╭──

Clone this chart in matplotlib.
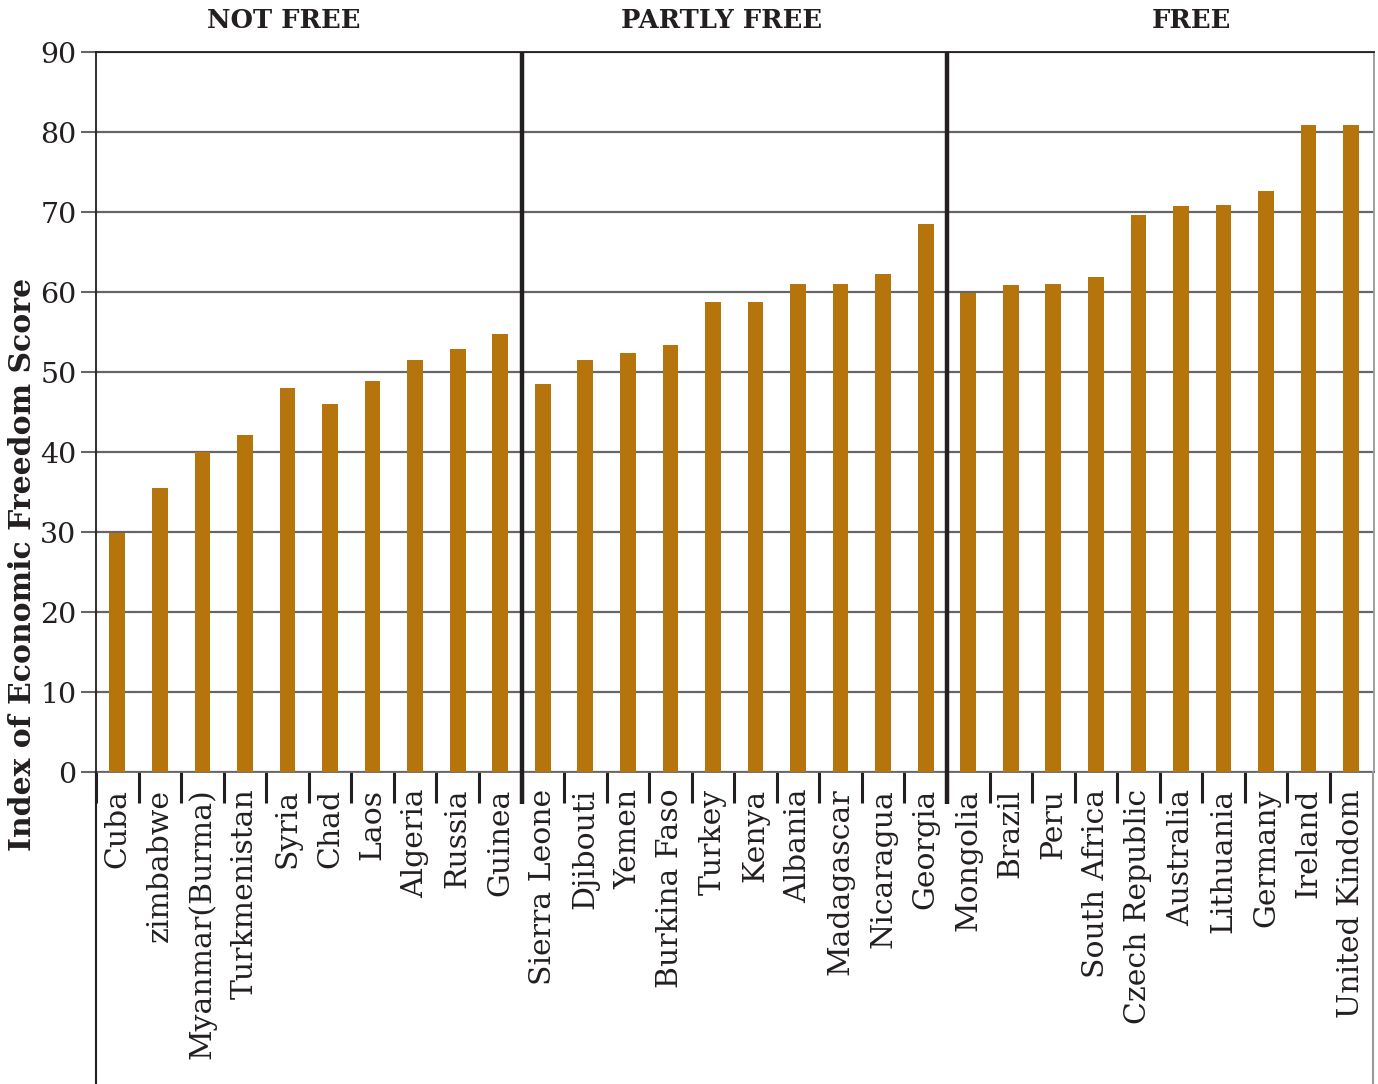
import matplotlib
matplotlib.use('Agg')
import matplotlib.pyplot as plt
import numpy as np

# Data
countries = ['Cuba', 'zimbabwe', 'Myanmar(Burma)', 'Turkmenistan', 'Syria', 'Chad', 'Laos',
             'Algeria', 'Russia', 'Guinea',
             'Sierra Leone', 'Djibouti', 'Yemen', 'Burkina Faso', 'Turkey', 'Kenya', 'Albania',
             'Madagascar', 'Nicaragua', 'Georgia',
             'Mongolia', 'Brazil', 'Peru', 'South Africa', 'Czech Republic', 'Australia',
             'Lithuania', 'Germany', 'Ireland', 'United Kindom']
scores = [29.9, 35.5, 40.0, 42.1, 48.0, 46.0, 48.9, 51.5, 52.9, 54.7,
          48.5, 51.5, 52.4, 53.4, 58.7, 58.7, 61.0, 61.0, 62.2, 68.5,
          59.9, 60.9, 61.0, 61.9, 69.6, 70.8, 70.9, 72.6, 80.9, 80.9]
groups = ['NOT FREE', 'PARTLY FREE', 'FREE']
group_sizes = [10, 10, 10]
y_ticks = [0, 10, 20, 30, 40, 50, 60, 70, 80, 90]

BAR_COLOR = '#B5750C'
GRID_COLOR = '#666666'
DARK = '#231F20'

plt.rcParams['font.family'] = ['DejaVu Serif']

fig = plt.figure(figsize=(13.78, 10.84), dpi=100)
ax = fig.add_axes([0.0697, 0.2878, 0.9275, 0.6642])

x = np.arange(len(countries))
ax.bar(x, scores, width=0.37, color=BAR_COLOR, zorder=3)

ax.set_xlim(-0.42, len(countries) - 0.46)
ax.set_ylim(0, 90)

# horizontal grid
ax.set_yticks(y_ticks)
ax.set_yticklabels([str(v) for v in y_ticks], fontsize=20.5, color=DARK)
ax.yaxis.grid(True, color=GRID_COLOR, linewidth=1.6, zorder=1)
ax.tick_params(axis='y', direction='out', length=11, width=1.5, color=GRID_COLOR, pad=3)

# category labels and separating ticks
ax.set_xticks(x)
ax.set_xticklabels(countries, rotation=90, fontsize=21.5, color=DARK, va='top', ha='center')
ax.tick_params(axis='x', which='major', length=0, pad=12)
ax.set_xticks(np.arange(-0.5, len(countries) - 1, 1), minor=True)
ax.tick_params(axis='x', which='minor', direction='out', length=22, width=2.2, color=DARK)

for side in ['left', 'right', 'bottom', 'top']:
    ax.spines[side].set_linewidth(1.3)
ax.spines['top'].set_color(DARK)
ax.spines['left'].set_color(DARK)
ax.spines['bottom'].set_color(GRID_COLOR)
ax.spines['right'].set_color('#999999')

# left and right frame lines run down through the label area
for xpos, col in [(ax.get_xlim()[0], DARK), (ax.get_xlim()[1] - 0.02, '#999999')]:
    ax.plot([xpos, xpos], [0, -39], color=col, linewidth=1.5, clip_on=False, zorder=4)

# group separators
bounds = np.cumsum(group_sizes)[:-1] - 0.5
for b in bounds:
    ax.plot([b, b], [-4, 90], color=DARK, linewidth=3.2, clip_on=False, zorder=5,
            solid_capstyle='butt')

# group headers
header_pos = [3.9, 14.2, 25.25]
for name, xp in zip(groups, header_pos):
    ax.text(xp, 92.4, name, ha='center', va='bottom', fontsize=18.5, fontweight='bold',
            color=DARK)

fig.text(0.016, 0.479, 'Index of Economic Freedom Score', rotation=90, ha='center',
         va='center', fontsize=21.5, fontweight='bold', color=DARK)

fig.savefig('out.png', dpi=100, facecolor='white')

╰──

Go through the material above and print all of it exactly, except the pictures.

## RESULT OF THE TASK
Clone this chart in matplotlib.
import matplotlib
matplotlib.use('Agg')
import matplotlib.pyplot as plt
import numpy as np

# Data
countries = ['Cuba', 'zimbabwe', 'Myanmar(Burma)', 'Turkmenistan', 'Syria', 'Chad', 'Laos',
             'Algeria', 'Russia', 'Guinea',
             'Sierra Leone', 'Djibouti', 'Yemen', 'Burkina Faso', 'Turkey', 'Kenya', 'Albania',
             'Madagascar', 'Nicaragua', 'Georgia',
             'Mongolia', 'Brazil', 'Peru', 'South Africa', 'Czech Republic', 'Australia',
             'Lithuania', 'Germany', 'Ireland', 'United Kindom']
scores = [29.9, 35.5, 40.0, 42.1, 48.0, 46.0, 48.9, 51.5, 52.9, 54.7,
          48.5, 51.5, 52.4, 53.4, 58.7, 58.7, 61.0, 61.0, 62.2, 68.5,
          59.9, 60.9, 61.0, 61.9, 69.6, 70.8, 70.9, 72.6, 80.9, 80.9]
groups = ['NOT FREE', 'PARTLY FREE', 'FREE']
group_sizes = [10, 10, 10]
y_ticks = [0, 10, 20, 30, 40, 50, 60, 70, 80, 90]

BAR_COLOR = '#B5750C'
GRID_COLOR = '#666666'
DARK = '#231F20'

plt.rcParams['font.family'] = ['DejaVu Serif']

fig = plt.figure(figsize=(13.78, 10.84), dpi=100)
ax = fig.add_axes([0.0697, 0.2878, 0.9275, 0.6642])

x = np.arange(len(countries))
ax.bar(x, scores, width=0.37, color=BAR_COLOR, zorder=3)

ax.set_xlim(-0.42, len(countries) - 0.46)
ax.set_ylim(0, 90)

# horizontal grid
ax.set_yticks(y_ticks)
ax.set_yticklabels([str(v) for v in y_ticks], fontsize=20.5, color=DARK)
ax.yaxis.grid(True, color=GRID_COLOR, linewidth=1.6, zorder=1)
ax.tick_params(axis='y', direction='out', length=11, width=1.5, color=GRID_COLOR, pad=3)

# category labels and separating ticks
ax.set_xticks(x)
ax.set_xticklabels(countries, rotation=90, fontsize=21.5, color=DARK, va='top', ha='center')
ax.tick_params(axis='x', which='major', length=0, pad=12)
ax.set_xticks(np.arange(-0.5, len(countries) - 1, 1), minor=True)
ax.tick_params(axis='x', which='minor', direction='out', length=22, width=2.2, color=DARK)

for side in ['left', 'right', 'bottom', 'top']:
    ax.spines[side].set_linewidth(1.3)
ax.spines['top'].set_color(DARK)
ax.spines['left'].set_color(DARK)
ax.spines['bottom'].set_color(GRID_COLOR)
ax.spines['right'].set_color('#999999')

# left and right frame lines run down through the label area
for xpos, col in [(ax.get_xlim()[0], DARK), (ax.get_xlim()[1] - 0.02, '#999999')]:
    ax.plot([xpos, xpos], [0, -39], color=col, linewidth=1.5, clip_on=False, zorder=4)

# group separators
bounds = np.cumsum(group_sizes)[:-1] - 0.5
for b in bounds:
    ax.plot([b, b], [-4, 90], color=DARK, linewidth=3.2, clip_on=False, zorder=5,
            solid_capstyle='butt')

# group headers
header_pos = [3.9, 14.2, 25.25]
for name, xp in zip(groups, header_pos):
    ax.text(xp, 92.4, name, ha='center', va='bottom', fontsize=18.5, fontweight='bold',
            color=DARK)

fig.text(0.016, 0.479, 'Index of Economic Freedom Score', rotation=90, ha='center',
         va='center', fontsize=21.5, fontweight='bold', color=DARK)

fig.savefig('out.png', dpi=100, facecolor='white')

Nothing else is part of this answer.